» **Instructions for the task**
Repeat the listing that follows, character for character, minus the pictures.

┌──

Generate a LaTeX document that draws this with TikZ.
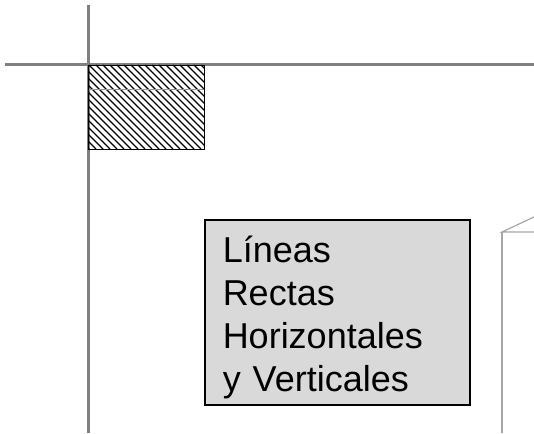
\documentclass[tikz,border=0pt]{standalone}
\usepackage{fontspec}
\setmainfont{Liberation Sans}
\begin{document}
\begin{tikzpicture}[
x=1pt, y=-1pt,
guide/.style={draw=gray, line width=3pt},
thin guide/.style={draw=black!35, line width=1.2pt},
label box/.style={rectangle, draw, line width=1.5pt, fill=black!15,
  anchor=north west, minimum width=265pt, minimum height=185pt,
  inner xsep=18pt, text width=229pt, align=left,
  font=\fontsize{36}{43}\selectfont},
]
  \useasboundingbox (0,0) rectangle (534,433);
  % guide lines
  \draw[guide] (88,5) -- (88,433);
  \draw[guide] (5,65) -- (534,65);
  % hatched corner
  \begin{scope}
    \clip (88,65) rectangle (204,149);
    \foreach \x in {-100,-93,...,210}
      \draw[line width=1.3pt] (\x,65) -- ++(84,84);
  \end{scope}
  \draw[black!40, line width=0.4pt] (88,89) -- (204,89);
  \draw[line width=0.8pt] (88,65) rectangle (204,149);
  % label
  \node[label box] (lineas) at (204,219)
    {\rule{0pt}{36pt}Líneas\\Rectas\\Horizontales\\y Verticales};
  % edge of next sheet
  \coordinate (corner) at (502,232);
  \draw[thin guide] (534,217) -- (corner) -- (534,232);
  \draw[thin guide] (corner) -- (502,433);
\end{tikzpicture}
\end{document}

└──

» **Output of the exercise**
Generate a LaTeX document that draws this with TikZ.
\documentclass[tikz,border=0pt]{standalone}
\usepackage{fontspec}
\setmainfont{Liberation Sans}
\begin{document}
\begin{tikzpicture}[
x=1pt, y=-1pt,
guide/.style={draw=gray, line width=3pt},
thin guide/.style={draw=black!35, line width=1.2pt},
label box/.style={rectangle, draw, line width=1.5pt, fill=black!15,
  anchor=north west, minimum width=265pt, minimum height=185pt,
  inner xsep=18pt, text width=229pt, align=left,
  font=\fontsize{36}{43}\selectfont},
]
  \useasboundingbox (0,0) rectangle (534,433);
  % guide lines
  \draw[guide] (88,5) -- (88,433);
  \draw[guide] (5,65) -- (534,65);
  % hatched corner
  \begin{scope}
    \clip (88,65) rectangle (204,149);
    \foreach \x in {-100,-93,...,210}
      \draw[line width=1.3pt] (\x,65) -- ++(84,84);
  \end{scope}
  \draw[black!40, line width=0.4pt] (88,89) -- (204,89);
  \draw[line width=0.8pt] (88,65) rectangle (204,149);
  % label
  \node[label box] (lineas) at (204,219)
    {\rule{0pt}{36pt}Líneas\\Rectas\\Horizontales\\y Verticales};
  % edge of next sheet
  \coordinate (corner) at (502,232);
  \draw[thin guide] (534,217) -- (corner) -- (534,232);
  \draw[thin guide] (corner) -- (502,433);
\end{tikzpicture}
\end{document}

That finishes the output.